Il est donc grand temps de rappeler quelques idées simples à beaucoup de médecins.
Ils exercent tous une mission de service public. Certains dans des structures publiques ; d’autres sont salariés d’établissements privés ; d’autres enfin en libéral. Déjà, tous, ou quasiment tous, abondent directement ou indirectement à des financements publics pour la grande partie du coût des soins prodigués. L’assurance-maladie couvre une grande partie des frais et permet ainsi aux patients de consulter et de se faire soigner. En tous cas cette mission de prodiguer des soins, autant que d’autres, sinon plus que d’autres est cruciale pour nos concitoyens et pour le pays. En contre-partie du fait de les assurer d’une grande partie de leurs revenus, généralement confortables, si l’on excepte la paupérisation de nombre de généralistes, la Nation est en droit d’exiger de la profession qu’elle respecte un cahier des charges, spécialement qu’elle couvre le territoire national et qu’elle fonctionne 24 h sur 24, 365 jours par an comme les missions de service public fondamentale (police, justice, défense, etc…).
D’autant, faut-il le rappeler, que les études médicales sont largement financées sur fonds publics ? Ce sont les impôts du contribuable, y compris ceux de habitants des déserts médicaux, qui ont permis à ces jeunes têtes blondes ou frisées de se former. Elles l’oublient un peu allègrement quand elles revendiquent leur liberté d’installation. A terme, généralement ces jeunes médecins gagneront bien leur vie et ils le méritent. Les études sont longues – une dizaine d’années pour accéder à la spécialité - et dures ; le métier lui-même est éprouvant, c’est le moins qu’on puisse dire, pour beaucoup confrontés aux drames les plus affreux. Non seulement ils soulagent physiquement de mille bobos, mais leur présence est précieuse sur le plan psychologique dans ces moments délicats pour le patient et ses proches. Cela ne doit pas faire oublier que les professionnels de la santé ont été formés par la société pour être à son service et pas à leur service.

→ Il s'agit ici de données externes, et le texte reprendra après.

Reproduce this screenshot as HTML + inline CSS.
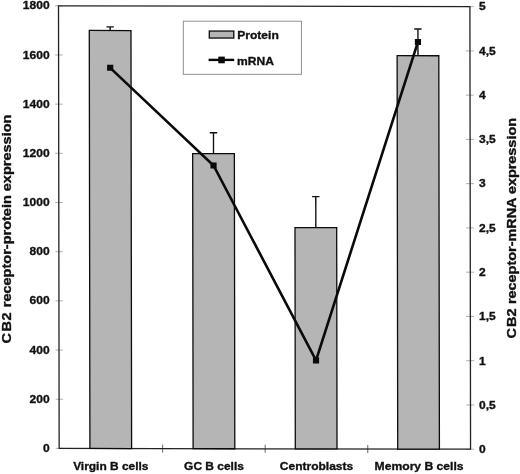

Faut-il rappeler à ces étudiants que j’entendais ce soir sur France 2 s’indigner qu’ils allaient être contraints de retarder leur vraie installation que les fonctionnaires de la haute fonction publique doivent à l’Etat un temps obligatoire de service – 10 ans pour les magistrats – sauf à rembourser le coût intégral de leurs études ?
Si j’insiste sur la justice, il n’est pas indifférent d’observer que le tiers des sortants de l’Ecole nationale de la Magistrature est originaire de la région parisienne. S’ils ne tenaient qu’à eux ces jeunes magistrats rejoindraient dès la fin de leurs études la région parisienne pour y retrouver leurs parents, leurs amours et leurs amis. Or toutes les régions de France, y compris ceux qui ont la réputation d’être les moins folichonnes, ont droit d’avoir des magistrats du siège et du parquet en nombre et de qualité. Des postes seront proposés aux sortants de l’ENM et, tous comptes faits, ils seront généralement pourvus. La Chancellerie a bien sûr le souci de permettre à ceux qui voudraient retrouver ensuite leur terre d’origine d’y revenir au fur et à mesure que des postes se libéreront. Généralement chacun obtient satisfaction dans un délai raisonnable sachant que les territoires vécus comme peu agréables recèlent bien des surprises et qu’ainsi nombre de jeunes magistrats reviendront de leurs préventions.
En d’autres termes, il faut saluer comme il se doit la préconisation de l’Ordre national des médecins. Il est temps de rappeler tous, fonctionnaires comme professions libérales, les missions de service public dans ce pays et les servitudes de ceux qui en ont la charge et y trouvent leurs comptes dans tous les sens du terme. On ne peut pas avoir le beurre; l’argent de beurre et en plus le sourire de la crémière. Citoyenneté ou reconnaissance du ventre ? Peu importe.
La société est en droit d’avoir un réel retour sur investissement sur une question aussi essentielle que la santé.